▸ **BRIEF**
Extract every record, exactly as written, and ignore the pictures.
========================
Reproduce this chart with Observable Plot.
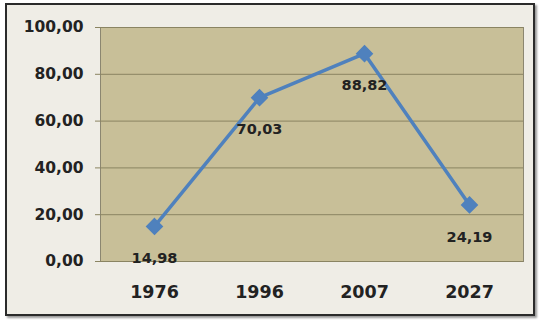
<!DOCTYPE html>
<html>
<head>
<meta charset="utf-8">
<script src="https://cdn.jsdelivr.net/npm/d3@7"></script>
<script src="https://cdn.jsdelivr.net/npm/@observablehq/plot@0.6"></script>
<style>
  html, body { margin: 0; padding: 0; background: #ffffff; }
  #wrap { position: relative; width: 540px; height: 322px; }
  #box { position: absolute; left: 5px; top: 3px; width: 526px; height: 309px;
         border: 2px solid #2b2b2b; background: #efede6; box-shadow: 2px 2px 2px #999; }
  #chart { position: absolute; left: 0; top: 0; }
  svg { font-family: "DejaVu Sans", "Liberation Sans", Arial, sans-serif; }
</style>
</head>
<body>
<div id="wrap"><div id="box"></div><div id="chart"></div></div>
<script>
const years = ["1976", "1996", "2007", "2027"];
const values = [14.98, 70.03, 88.82, 24.19];
const yTicks = [0, 20, 40, 60, 80, 100];

const data = years.map((y, i) => ({year: y, value: values[i]}));
const fmt = v => v.toFixed(2).replace(".", ",");

const plot = Plot.plot({
  width: 540,
  height: 322,
  marginLeft: 100,
  marginRight: 17,
  marginTop: 27,
  marginBottom: 61,
  style: {background: "transparent", color: "#222", fontWeight: "bold"},
  x: {type: "point", domain: years, padding: 0.5, label: null},
  y: {domain: [0, 100], ticks: yTicks, label: null},
  marks: [
    Plot.frame({fill: "#c8bf98", stroke: "#8b8670"}),
    Plot.ruleY(yTicks, {stroke: "#8a8462", strokeWidth: 1}),
    Plot.axisY(yTicks, {tickSize: 5, tickPadding: 12, tickFormat: fmt, fontSize: 15.5, fontWeight: "bold", stroke: "#8a8462", fill: "#222"}),
    Plot.axisX({tickSize: 0, tickPadding: 24, fontSize: 17.5, fontWeight: "bold", fill: "#222"}),
    Plot.line(data, {x: "year", y: "value", stroke: "#4f81bd", strokeWidth: 3.5}),
    Plot.dot(data, {x: "year", y: "value", symbol: "diamond2", r: 7, fill: "#4f81bd", stroke: "#4f81bd"}),
    Plot.text(data, {x: "year", y: "value", text: d => fmt(d.value), dy: 32, fontSize: 14.5, fontWeight: "bold", fill: "#222"})
  ]
});
document.getElementById("chart").appendChild(plot);
</script>
</body>
</html>
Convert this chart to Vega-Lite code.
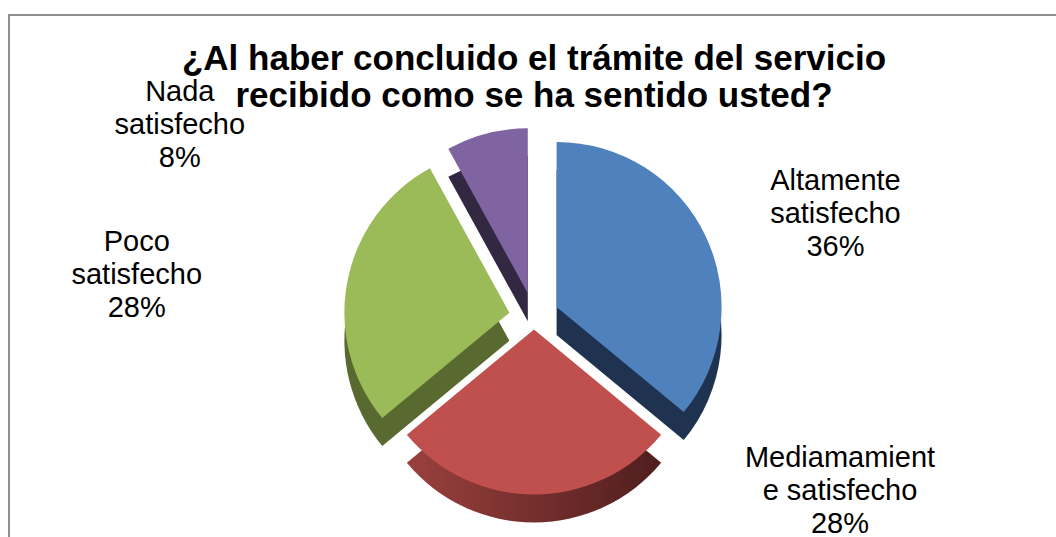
========================
▸ **SOLUTION**
Reproduce this chart with Observable Plot.
<!DOCTYPE html>
<html>
<head>
<meta charset="utf-8">
<script src="https://cdn.jsdelivr.net/npm/d3@7"></script>
<script src="https://cdn.jsdelivr.net/npm/@observablehq/plot@0.6"></script>
<style>
  html, body { margin: 0; padding: 0; background: #ffffff; }
  #wrap { position: relative; width: 540px; height: 322px; }
  #box { position: absolute; left: 5px; top: 3px; width: 526px; height: 309px;
         border: 2px solid #2b2b2b; background: #efede6; box-shadow: 2px 2px 2px #999; }
  #chart { position: absolute; left: 0; top: 0; }
  svg { font-family: "DejaVu Sans", "Liberation Sans", Arial, sans-serif; }
</style>
</head>
<body>
<div id="wrap"><div id="box"></div><div id="chart"></div></div>
<script>
const years = ["1976", "1996", "2007", "2027"];
const values = [14.98, 70.03, 88.82, 24.19];
const yTicks = [0, 20, 40, 60, 80, 100];

const data = years.map((y, i) => ({year: y, value: values[i]}));
const fmt = v => v.toFixed(2).replace(".", ",");

const plot = Plot.plot({
  width: 540,
  height: 322,
  marginLeft: 100,
  marginRight: 17,
  marginTop: 27,
  marginBottom: 61,
  style: {background: "transparent", color: "#222", fontWeight: "bold"},
  x: {type: "point", domain: years, padding: 0.5, label: null},
  y: {domain: [0, 100], ticks: yTicks, label: null},
  marks: [
    Plot.frame({fill: "#c8bf98", stroke: "#8b8670"}),
    Plot.ruleY(yTicks, {stroke: "#8a8462", strokeWidth: 1}),
    Plot.axisY(yTicks, {tickSize: 5, tickPadding: 12, tickFormat: fmt, fontSize: 15.5, fontWeight: "bold", stroke: "#8a8462", fill: "#222"}),
    Plot.axisX({tickSize: 0, tickPadding: 24, fontSize: 17.5, fontWeight: "bold", fill: "#222"}),
    Plot.line(data, {x: "year", y: "value", stroke: "#4f81bd", strokeWidth: 3.5}),
    Plot.dot(data, {x: "year", y: "value", symbol: "diamond2", r: 7, fill: "#4f81bd", stroke: "#4f81bd"}),
    Plot.text(data, {x: "year", y: "value", text: d => fmt(d.value), dy: 32, fontSize: 14.5, fontWeight: "bold", fill: "#222"})
  ]
});
document.getElementById("chart").appendChild(plot);
</script>
</body>
</html>
Convert this chart to Vega-Lite code.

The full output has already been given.